Smurfit's fortunes are dependent on containerboard prices, the main component of brown cardboard boxes. These were weak in the first quarter, although prices of linerboard, Smurfit's main product that forms the outer layer of boxes, have risen this year.

Throughout the 1990s an imbalance of supply and demand dogged the packaging industry and forced down the ratings of shares in sector. But Smurfit investors have been betting that packaging producers will be able to implement more price hikes following moves by the main players in the industry to cull their capacity and streamline operations.

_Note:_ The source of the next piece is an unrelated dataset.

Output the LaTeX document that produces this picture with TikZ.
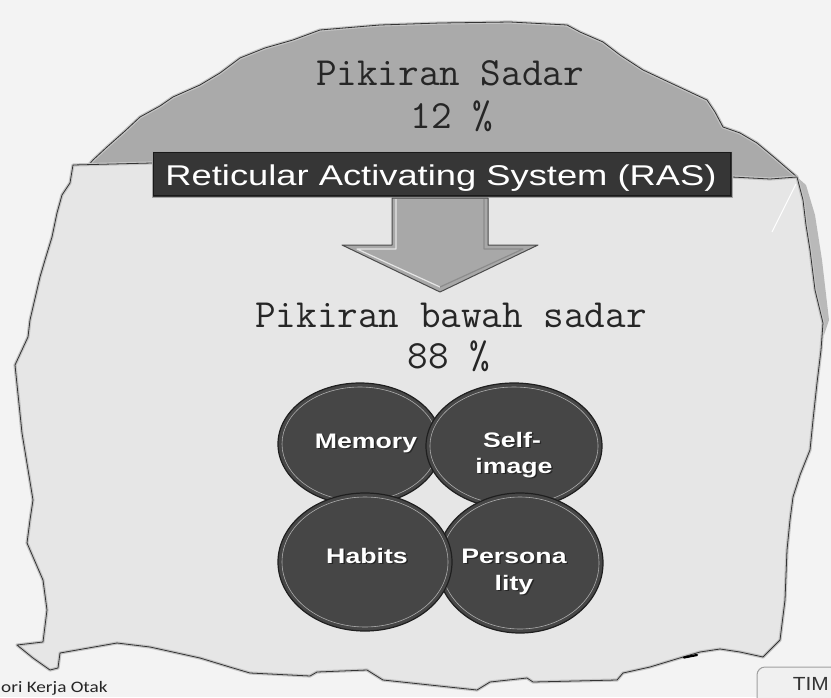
\documentclass[tikz,border=0pt]{standalone}
\usepackage{fontspec}
\setmainfont{Liberation Sans}
\newfontfamily\calf{Carlito}
\usetikzlibrary{shapes.geometric}
\definecolor{bgc}{HTML}{F3F3F3}
\definecolor{paper}{HTML}{E6E6E6}
\definecolor{domec}{HTML}{AAAAAA}
\definecolor{edgec}{HTML}{333333}
\definecolor{haloc}{HTML}{C4C4C4}
\definecolor{barc}{HTML}{363636}
\definecolor{arrowc}{HTML}{A8A8A8}
\definecolor{ballc}{HTML}{464646}
\newcommand{\wideS}[1]{\scalebox{1.27}[1]{#1}}
\newcommand{\clab}[3]{%
  \node[clabsh,xshift=1.4pt,yshift=-1.4pt] (#1s) at #2 {\wideS{#3}};
  \node[clab] (#1) at #2 {\wideS{#3}};}
\tikzset{
  halo/.style={draw=haloc,line width=3.2pt,line join=round},
  edge/.style={draw=edgec,line width=0.8pt,line join=round},
  ball/.style={ellipse,fill=ballc,draw=black!88,line width=1.2pt,inner sep=0pt},
  ring/.style={draw=gray!65,line width=0.6pt},
  clab/.style={anchor=base,text=white,inner sep=0pt,font=\fontsize{21}{25}\selectfont\bfseries},
  clabsh/.style={anchor=base,text=black!85,inner sep=0pt,font=\fontsize{21}{25}\selectfont\bfseries},
  monotext/.style={anchor=base,inner sep=0pt,text=black!85,font=\fontsize{40}{44}\selectfont\ttfamily},
}
\begin{document}
\begin{tikzpicture}[x=1pt,y=-1pt]
\useasboundingbox (0,0) rectangle (831,697);
\fill[bgc] (0,0) rectangle (831,697);

% upper dome (conscious mind)
\def\dome{(80,175) -- (93,160) -- (107,147) -- (125,131) -- (140,117) -- (160,106) -- (173,97)
  -- (200,85) -- (220,73) -- (240,58) -- (265,48) -- (293,40) -- (320,30) -- (380,25) -- (440,23)
  -- (510,22) -- (567,25) -- (580,32) -- (603,42) -- (620,55) -- (643,70) -- (675,85) -- (707,100)
  -- (715,112) -- (723,127) -- (740,133) -- (757,143) -- (775,158) -- (797,177)}
\path[fill=domec] \dome -- (795,190) -- (80,190) -- cycle;
\draw[halo] \dome;
\draw[edge] \dome;

% shadow band on the right
\fill[gray!55] (797,177) -- (806,185) -- (815,215) -- (822,260) -- (829,320) -- (824,335)
  -- (815,290) -- (810,250) -- (803,200) -- cycle;

% lower torn sheet (subconscious mind)
\def\sheet{(73,165) -- (152,163) -- (732,177) -- (770,179) -- (797,177) -- (803,200) -- (806,225)
  -- (810,250) -- (815,290) -- (823,323) -- (821,350) -- (817,383) -- (813,420) -- (810,450)
  -- (800,475) -- (793,497) -- (790,520) -- (787,550) -- (785,600) -- (780,640) -- (763,657)
  -- (740,652) -- (720,649) -- (700,652) -- (683,657) -- (650,667) -- (623,673) -- (617,680)
  -- (533,682) -- (527,678) -- (490,682) -- (477,690) -- (383,680) -- (367,670) -- (317,672)
  -- (310,676) -- (250,673) -- (233,668) -- (200,658) -- (150,647) -- (117,643) -- (77,650)
  -- (60,653) -- (58,668) -- (50,670) -- (33,658) -- (17,645) -- (43,642) -- (47,610) -- (43,580)
  -- (27,543) -- (30,520) -- (33,500) -- (22,433) -- (15,365) -- (28,337) -- (30,320) -- (40,277)
  -- (45,260) -- (52,237) -- (57,213) -- (62,195) -- (70,183) -- cycle}
\draw[halo,fill=paper] \sheet;
\draw[edge] \sheet;
\draw[white,line width=1pt] (796,184) -- (772,232);
\draw[black,line width=2.2pt,line cap=round] (684,657.5) -- (697,655);

% texts of the dome
\node[monotext] (sadar) at (450,85) {Pikiran Sadar};
\node[monotext] (p12) at (452,128) {12 \%};

% RAS bar
\node[rectangle,fill=barc,draw=gray!70,line width=1pt,minimum width=580pt,minimum height=46pt,inner sep=0pt] (ras) at (442,174) {};
\draw[black!90,line width=1pt] ([xshift=2pt,yshift=-2pt]ras.north west) rectangle ([xshift=-2pt,yshift=2pt]ras.south east);
\node[anchor=base,text=white,inner sep=0pt,font=\fontsize{28.6}{32}\selectfont] (rastext) at (441,185.7) {\wideS{Reticular Activating System (RAS)}};

% block arrow
\coordinate (a1) at (392,198);
\coordinate (a2) at (488,198);
\coordinate (tip) at (440,292);
\fill[arrowc,draw=black!70,line width=1pt,line join=round] (a1) -- (a2) -- (488,245) -- (538,245) -- (tip) -- (342,245) -- (392,245) -- cycle;
\draw[white!80!gray,line width=1.2pt,line join=round] (396,199) -- (396,249) -- (357,249) -- (440,287);
\draw[black!45,line width=1.2pt,line join=round] (484,199) -- (484,249) -- (523,249) -- (440,287);

% texts of the sheet
\node[monotext] (bawah) at (451,327) {Pikiran bawah sadar};
\node[monotext] (p88) at (449,368) {88 \%};

% four balls
\node[ball,minimum width=164pt,minimum height=122pt] (mem) at (360,444) {};
\draw[ring] (mem.center) ellipse [x radius=78, y radius=57];
\node[ball,minimum width=176pt,minimum height=126pt] (self) at (514,446) {};
\draw[ring] (self.center) ellipse [x radius=84, y radius=59];
\node[ball,minimum width=166pt,minimum height=140pt] (pers) at (520,563) {};
\draw[ring] (pers.center) ellipse [x radius=79, y radius=66];
\node[ball,minimum width=174pt,minimum height=138pt] (hab) at (365,562) {};
\draw[ring] (hab.center) ellipse [x radius=83, y radius=65];

\clab{memt}{(366,448)}{Memory}
\clab{selfa}{(512,447)}{Self-}
\clab{selfb}{(514,473)}{image}
\clab{habt}{(367,563)}{Habits}
\clab{persa}{(514,563)}{Persona}
\clab{persb}{(514,590)}{lity}

% footer
\node[anchor=base west,inner sep=0pt,text=black!85,font=\fontsize{16}{18}\selectfont\calf] (foot) at (1,692) {\scalebox{1.2}[1]{ori Kerja Otak}};
\draw[rounded corners=8pt,fill=gray!12,draw=gray!75,line width=1pt] (757,667) rectangle (860,720);
\node[anchor=base east,inner sep=0pt,text=black!80,font=\fontsize{19}{22}\selectfont] (tim) at (829,690) {\scalebox{1.1}[1]{TIM}};
\end{tikzpicture}
\end{document}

Indications are that a punt on continued recovery in Smurfit's shares is justified. The supply of linerboard has been curtailed, with production cut back by 2m tons in the US this year. Half of that reduction was made by Smurfit-Stone Container Corp, Smurfit's US associate in which it has a 34 per cent stake. Demand is also picking up in the US and Asia. Meanwhile, the merger between Jefferson Smurfit's US division and Stone Container Company that formed SSCC last year has produced annual cost savings of $220m.

The stockbroker Goodbody expects full-year pre-tax profits of 105.9m euros, with an earnings per share of 6.3c rising to 413.7m euros and 26.2c in 2001. On five times forecast earnings in 2001, the shares, at 189p, are good value.